Data section:
------------------------------------------------------------------------
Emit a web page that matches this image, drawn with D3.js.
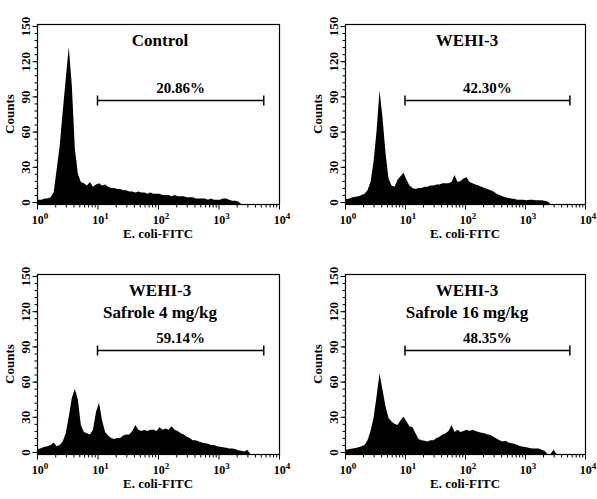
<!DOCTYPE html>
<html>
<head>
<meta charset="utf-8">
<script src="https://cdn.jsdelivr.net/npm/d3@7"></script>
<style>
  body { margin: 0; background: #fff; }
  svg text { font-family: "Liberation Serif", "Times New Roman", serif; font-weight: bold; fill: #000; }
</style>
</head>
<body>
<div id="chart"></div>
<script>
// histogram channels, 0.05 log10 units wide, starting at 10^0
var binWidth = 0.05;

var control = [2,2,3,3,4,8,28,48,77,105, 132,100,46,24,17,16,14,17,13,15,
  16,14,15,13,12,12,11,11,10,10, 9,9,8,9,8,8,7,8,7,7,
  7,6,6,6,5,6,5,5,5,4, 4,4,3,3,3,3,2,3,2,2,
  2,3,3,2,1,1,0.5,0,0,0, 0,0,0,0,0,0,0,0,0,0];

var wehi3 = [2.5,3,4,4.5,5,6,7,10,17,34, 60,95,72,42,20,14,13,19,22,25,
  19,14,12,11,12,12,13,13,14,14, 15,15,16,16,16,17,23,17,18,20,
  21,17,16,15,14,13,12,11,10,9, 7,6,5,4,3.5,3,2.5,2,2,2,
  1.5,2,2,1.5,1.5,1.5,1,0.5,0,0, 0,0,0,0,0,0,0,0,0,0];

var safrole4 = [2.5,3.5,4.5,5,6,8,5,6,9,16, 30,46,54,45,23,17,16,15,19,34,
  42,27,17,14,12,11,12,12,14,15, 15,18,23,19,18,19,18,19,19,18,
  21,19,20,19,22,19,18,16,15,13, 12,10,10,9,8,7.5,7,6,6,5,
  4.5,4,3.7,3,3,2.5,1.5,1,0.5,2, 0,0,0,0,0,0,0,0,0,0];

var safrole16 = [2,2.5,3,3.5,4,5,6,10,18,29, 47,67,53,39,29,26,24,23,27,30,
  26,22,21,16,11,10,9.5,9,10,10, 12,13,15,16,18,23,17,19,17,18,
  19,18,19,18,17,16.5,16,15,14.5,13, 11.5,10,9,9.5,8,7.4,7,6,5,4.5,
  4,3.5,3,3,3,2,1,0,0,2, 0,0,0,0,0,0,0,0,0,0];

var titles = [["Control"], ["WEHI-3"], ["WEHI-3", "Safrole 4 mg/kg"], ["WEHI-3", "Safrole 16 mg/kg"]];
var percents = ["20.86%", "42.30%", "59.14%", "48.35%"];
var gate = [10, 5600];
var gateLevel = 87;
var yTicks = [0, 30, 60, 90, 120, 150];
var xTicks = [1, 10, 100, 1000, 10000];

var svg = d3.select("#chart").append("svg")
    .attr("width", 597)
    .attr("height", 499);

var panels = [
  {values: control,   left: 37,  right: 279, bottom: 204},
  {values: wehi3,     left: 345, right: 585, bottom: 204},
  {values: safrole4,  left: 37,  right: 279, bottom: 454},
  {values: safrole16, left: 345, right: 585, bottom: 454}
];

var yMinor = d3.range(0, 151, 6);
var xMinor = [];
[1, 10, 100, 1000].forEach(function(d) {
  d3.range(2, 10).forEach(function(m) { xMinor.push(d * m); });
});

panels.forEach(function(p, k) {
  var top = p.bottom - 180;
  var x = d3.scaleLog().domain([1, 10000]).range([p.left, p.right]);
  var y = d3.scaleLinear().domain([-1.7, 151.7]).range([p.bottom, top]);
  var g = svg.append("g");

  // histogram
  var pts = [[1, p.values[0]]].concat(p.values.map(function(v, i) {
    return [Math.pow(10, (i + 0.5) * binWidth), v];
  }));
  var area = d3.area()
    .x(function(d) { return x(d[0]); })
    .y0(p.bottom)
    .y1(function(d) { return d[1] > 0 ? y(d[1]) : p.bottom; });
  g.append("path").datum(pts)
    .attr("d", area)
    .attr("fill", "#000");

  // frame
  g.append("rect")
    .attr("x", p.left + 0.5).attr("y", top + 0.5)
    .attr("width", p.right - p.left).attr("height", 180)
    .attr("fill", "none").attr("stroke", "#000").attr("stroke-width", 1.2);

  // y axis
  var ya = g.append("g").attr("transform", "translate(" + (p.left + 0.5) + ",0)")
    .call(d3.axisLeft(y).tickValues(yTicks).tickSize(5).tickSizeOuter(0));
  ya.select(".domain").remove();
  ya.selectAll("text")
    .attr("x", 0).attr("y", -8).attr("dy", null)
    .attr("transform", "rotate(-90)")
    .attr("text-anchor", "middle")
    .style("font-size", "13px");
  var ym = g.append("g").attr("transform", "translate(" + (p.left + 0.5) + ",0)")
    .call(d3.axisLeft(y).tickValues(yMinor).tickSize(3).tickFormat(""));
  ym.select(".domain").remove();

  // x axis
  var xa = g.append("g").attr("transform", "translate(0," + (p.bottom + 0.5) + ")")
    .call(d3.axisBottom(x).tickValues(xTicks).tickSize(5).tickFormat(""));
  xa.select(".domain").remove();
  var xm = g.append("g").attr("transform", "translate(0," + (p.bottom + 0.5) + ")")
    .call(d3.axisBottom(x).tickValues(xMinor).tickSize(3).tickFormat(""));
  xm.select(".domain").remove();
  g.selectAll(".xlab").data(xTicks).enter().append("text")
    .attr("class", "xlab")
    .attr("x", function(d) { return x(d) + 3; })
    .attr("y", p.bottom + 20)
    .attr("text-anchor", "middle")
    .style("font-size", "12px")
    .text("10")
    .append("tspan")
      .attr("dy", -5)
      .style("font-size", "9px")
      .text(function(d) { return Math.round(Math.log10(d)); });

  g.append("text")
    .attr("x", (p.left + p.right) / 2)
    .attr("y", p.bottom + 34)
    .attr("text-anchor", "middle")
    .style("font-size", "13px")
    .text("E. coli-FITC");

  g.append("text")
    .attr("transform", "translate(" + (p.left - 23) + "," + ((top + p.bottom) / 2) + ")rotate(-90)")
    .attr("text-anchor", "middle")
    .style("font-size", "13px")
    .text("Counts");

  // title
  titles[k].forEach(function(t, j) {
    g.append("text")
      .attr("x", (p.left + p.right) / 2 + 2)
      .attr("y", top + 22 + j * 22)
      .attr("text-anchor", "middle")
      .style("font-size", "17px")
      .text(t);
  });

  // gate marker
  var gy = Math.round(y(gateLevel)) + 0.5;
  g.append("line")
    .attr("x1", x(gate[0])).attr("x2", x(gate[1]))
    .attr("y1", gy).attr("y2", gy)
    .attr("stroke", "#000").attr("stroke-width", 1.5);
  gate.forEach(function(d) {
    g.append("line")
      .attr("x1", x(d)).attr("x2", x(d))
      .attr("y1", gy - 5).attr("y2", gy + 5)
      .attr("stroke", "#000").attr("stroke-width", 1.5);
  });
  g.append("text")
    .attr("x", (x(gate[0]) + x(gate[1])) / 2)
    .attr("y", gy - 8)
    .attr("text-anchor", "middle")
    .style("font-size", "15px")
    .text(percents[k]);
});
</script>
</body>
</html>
------------------------------------------------------------------------
Exercise: Skip the pictures and restate exactly the lines from the beginning of the listing to the line with "var binWidth = 0.05;", that line included.

Exercise response:
Emit a web page that matches this image, drawn with D3.js.
<!DOCTYPE html>
<html>
<head>
<meta charset="utf-8">
<script src="https://cdn.jsdelivr.net/npm/d3@7"></script>
<style>
  body { margin: 0; background: #fff; }
  svg text { font-family: "Liberation Serif", "Times New Roman", serif; font-weight: bold; fill: #000; }
</style>
</head>
<body>
<div id="chart"></div>
<script>
// histogram channels, 0.05 log10 units wide, starting at 10^0
var binWidth = 0.05;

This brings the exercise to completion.